▶ _Written instruction_:
Omit all images, then return the remaining material exactly as it stands.

▶ _Available data_:
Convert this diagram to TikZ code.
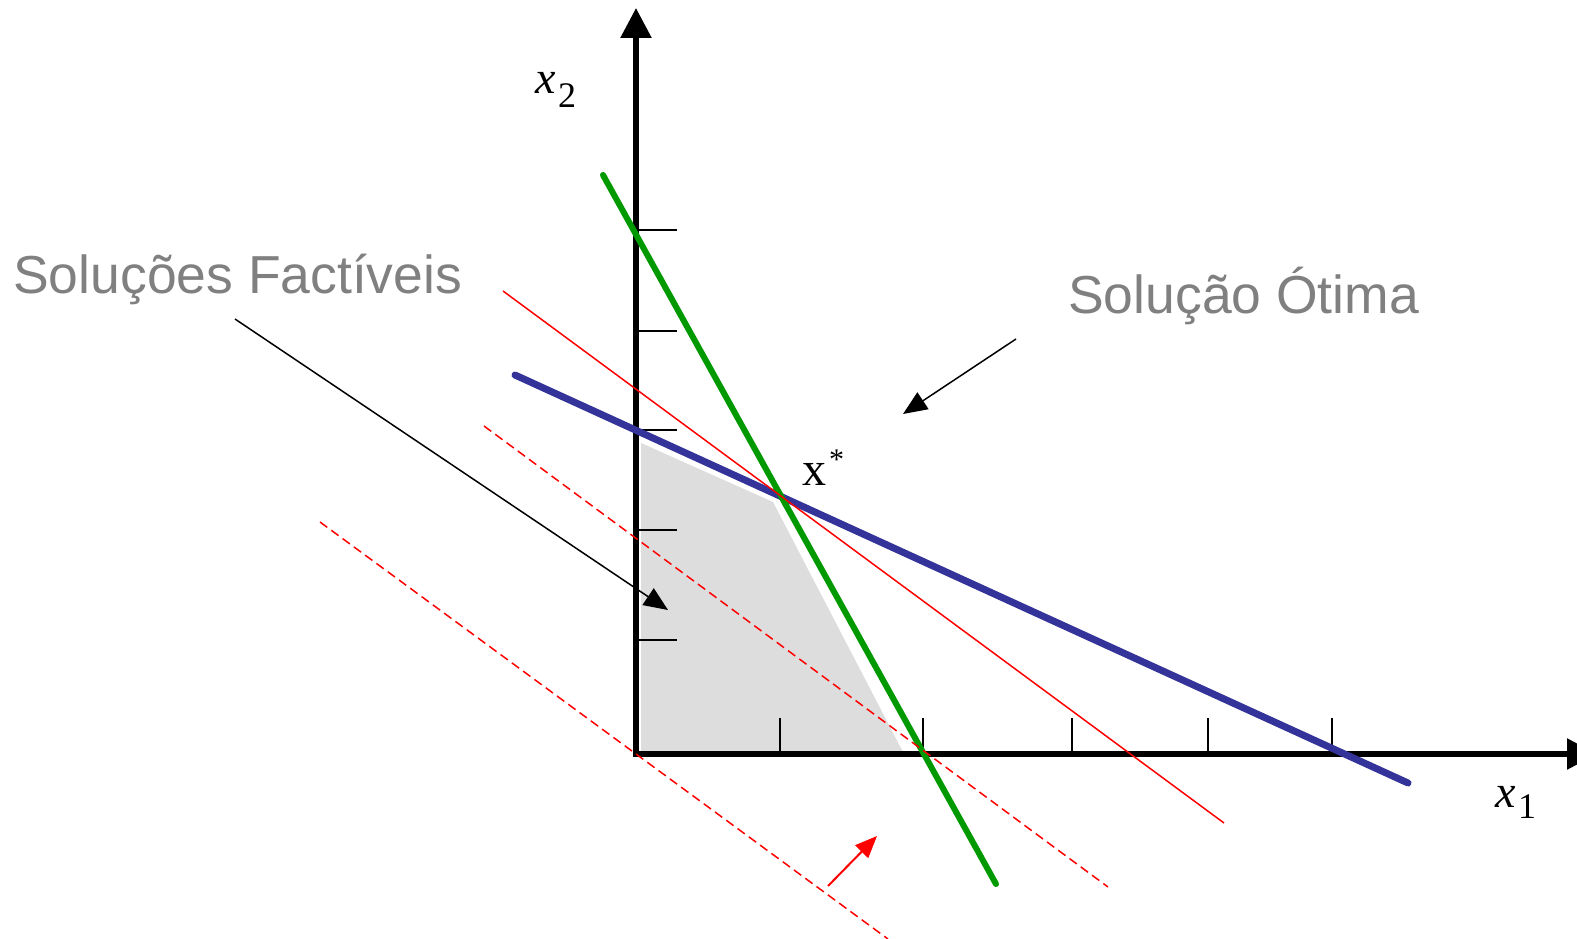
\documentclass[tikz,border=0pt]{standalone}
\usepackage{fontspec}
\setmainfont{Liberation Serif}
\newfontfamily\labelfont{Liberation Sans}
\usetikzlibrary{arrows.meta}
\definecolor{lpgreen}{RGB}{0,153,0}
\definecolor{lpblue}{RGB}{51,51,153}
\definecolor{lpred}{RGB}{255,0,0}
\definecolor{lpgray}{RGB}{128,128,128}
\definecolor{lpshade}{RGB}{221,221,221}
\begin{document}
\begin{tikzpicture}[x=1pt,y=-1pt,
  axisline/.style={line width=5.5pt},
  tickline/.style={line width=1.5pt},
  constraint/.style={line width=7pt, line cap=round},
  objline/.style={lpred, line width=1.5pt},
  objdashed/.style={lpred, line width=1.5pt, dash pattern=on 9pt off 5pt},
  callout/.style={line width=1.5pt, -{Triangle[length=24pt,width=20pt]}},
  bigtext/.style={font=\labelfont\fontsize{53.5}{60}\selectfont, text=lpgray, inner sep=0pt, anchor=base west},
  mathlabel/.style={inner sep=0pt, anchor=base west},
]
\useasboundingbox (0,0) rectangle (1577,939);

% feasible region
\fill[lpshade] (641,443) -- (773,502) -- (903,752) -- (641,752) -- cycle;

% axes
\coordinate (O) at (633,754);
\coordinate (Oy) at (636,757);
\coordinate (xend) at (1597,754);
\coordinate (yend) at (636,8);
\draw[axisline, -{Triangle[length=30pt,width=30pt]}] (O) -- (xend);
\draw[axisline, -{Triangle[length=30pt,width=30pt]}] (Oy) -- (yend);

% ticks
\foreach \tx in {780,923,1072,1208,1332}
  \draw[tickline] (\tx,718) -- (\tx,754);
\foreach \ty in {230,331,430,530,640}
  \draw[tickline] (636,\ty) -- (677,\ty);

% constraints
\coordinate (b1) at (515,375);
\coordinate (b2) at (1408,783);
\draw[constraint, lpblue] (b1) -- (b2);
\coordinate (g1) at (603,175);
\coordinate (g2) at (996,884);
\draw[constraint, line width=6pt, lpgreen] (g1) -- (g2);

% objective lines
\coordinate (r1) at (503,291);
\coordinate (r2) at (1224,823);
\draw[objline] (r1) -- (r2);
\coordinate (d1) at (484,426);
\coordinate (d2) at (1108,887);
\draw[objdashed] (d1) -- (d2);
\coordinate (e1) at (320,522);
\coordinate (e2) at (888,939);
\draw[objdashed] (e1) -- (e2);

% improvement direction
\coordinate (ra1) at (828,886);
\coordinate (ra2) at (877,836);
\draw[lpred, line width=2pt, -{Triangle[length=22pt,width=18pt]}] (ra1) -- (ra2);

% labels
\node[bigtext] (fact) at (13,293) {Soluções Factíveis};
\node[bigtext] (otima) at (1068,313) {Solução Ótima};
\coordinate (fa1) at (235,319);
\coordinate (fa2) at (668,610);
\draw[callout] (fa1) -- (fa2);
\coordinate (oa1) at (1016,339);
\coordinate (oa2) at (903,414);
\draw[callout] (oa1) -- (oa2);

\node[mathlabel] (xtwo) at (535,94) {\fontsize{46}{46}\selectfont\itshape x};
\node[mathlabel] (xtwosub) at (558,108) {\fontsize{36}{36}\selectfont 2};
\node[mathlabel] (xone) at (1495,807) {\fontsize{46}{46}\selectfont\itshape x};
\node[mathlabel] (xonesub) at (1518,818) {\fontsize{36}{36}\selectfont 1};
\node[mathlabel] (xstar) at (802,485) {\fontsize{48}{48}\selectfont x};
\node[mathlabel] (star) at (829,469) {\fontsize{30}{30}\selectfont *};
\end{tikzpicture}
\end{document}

▶ _Expected answer_:
Convert this diagram to TikZ code.
\documentclass[tikz,border=0pt]{standalone}
\usepackage{fontspec}
\setmainfont{Liberation Serif}
\newfontfamily\labelfont{Liberation Sans}
\usetikzlibrary{arrows.meta}
\definecolor{lpgreen}{RGB}{0,153,0}
\definecolor{lpblue}{RGB}{51,51,153}
\definecolor{lpred}{RGB}{255,0,0}
\definecolor{lpgray}{RGB}{128,128,128}
\definecolor{lpshade}{RGB}{221,221,221}
\begin{document}
\begin{tikzpicture}[x=1pt,y=-1pt,
  axisline/.style={line width=5.5pt},
  tickline/.style={line width=1.5pt},
  constraint/.style={line width=7pt, line cap=round},
  objline/.style={lpred, line width=1.5pt},
  objdashed/.style={lpred, line width=1.5pt, dash pattern=on 9pt off 5pt},
  callout/.style={line width=1.5pt, -{Triangle[length=24pt,width=20pt]}},
  bigtext/.style={font=\labelfont\fontsize{53.5}{60}\selectfont, text=lpgray, inner sep=0pt, anchor=base west},
  mathlabel/.style={inner sep=0pt, anchor=base west},
]
\useasboundingbox (0,0) rectangle (1577,939);

% feasible region
\fill[lpshade] (641,443) -- (773,502) -- (903,752) -- (641,752) -- cycle;

% axes
\coordinate (O) at (633,754);
\coordinate (Oy) at (636,757);
\coordinate (xend) at (1597,754);
\coordinate (yend) at (636,8);
\draw[axisline, -{Triangle[length=30pt,width=30pt]}] (O) -- (xend);
\draw[axisline, -{Triangle[length=30pt,width=30pt]}] (Oy) -- (yend);

% ticks
\foreach \tx in {780,923,1072,1208,1332}
  \draw[tickline] (\tx,718) -- (\tx,754);
\foreach \ty in {230,331,430,530,640}
  \draw[tickline] (636,\ty) -- (677,\ty);

% constraints
\coordinate (b1) at (515,375);
\coordinate (b2) at (1408,783);
\draw[constraint, lpblue] (b1) -- (b2);
\coordinate (g1) at (603,175);
\coordinate (g2) at (996,884);
\draw[constraint, line width=6pt, lpgreen] (g1) -- (g2);

% objective lines
\coordinate (r1) at (503,291);
\coordinate (r2) at (1224,823);
\draw[objline] (r1) -- (r2);
\coordinate (d1) at (484,426);
\coordinate (d2) at (1108,887);
\draw[objdashed] (d1) -- (d2);
\coordinate (e1) at (320,522);
\coordinate (e2) at (888,939);
\draw[objdashed] (e1) -- (e2);

% improvement direction
\coordinate (ra1) at (828,886);
\coordinate (ra2) at (877,836);
\draw[lpred, line width=2pt, -{Triangle[length=22pt,width=18pt]}] (ra1) -- (ra2);

% labels
\node[bigtext] (fact) at (13,293) {Soluções Factíveis};
\node[bigtext] (otima) at (1068,313) {Solução Ótima};
\coordinate (fa1) at (235,319);
\coordinate (fa2) at (668,610);
\draw[callout] (fa1) -- (fa2);
\coordinate (oa1) at (1016,339);
\coordinate (oa2) at (903,414);
\draw[callout] (oa1) -- (oa2);

\node[mathlabel] (xtwo) at (535,94) {\fontsize{46}{46}\selectfont\itshape x};
\node[mathlabel] (xtwosub) at (558,108) {\fontsize{36}{36}\selectfont 2};
\node[mathlabel] (xone) at (1495,807) {\fontsize{46}{46}\selectfont\itshape x};
\node[mathlabel] (xonesub) at (1518,818) {\fontsize{36}{36}\selectfont 1};
\node[mathlabel] (xstar) at (802,485) {\fontsize{48}{48}\selectfont x};
\node[mathlabel] (star) at (829,469) {\fontsize{30}{30}\selectfont *};
\end{tikzpicture}
\end{document}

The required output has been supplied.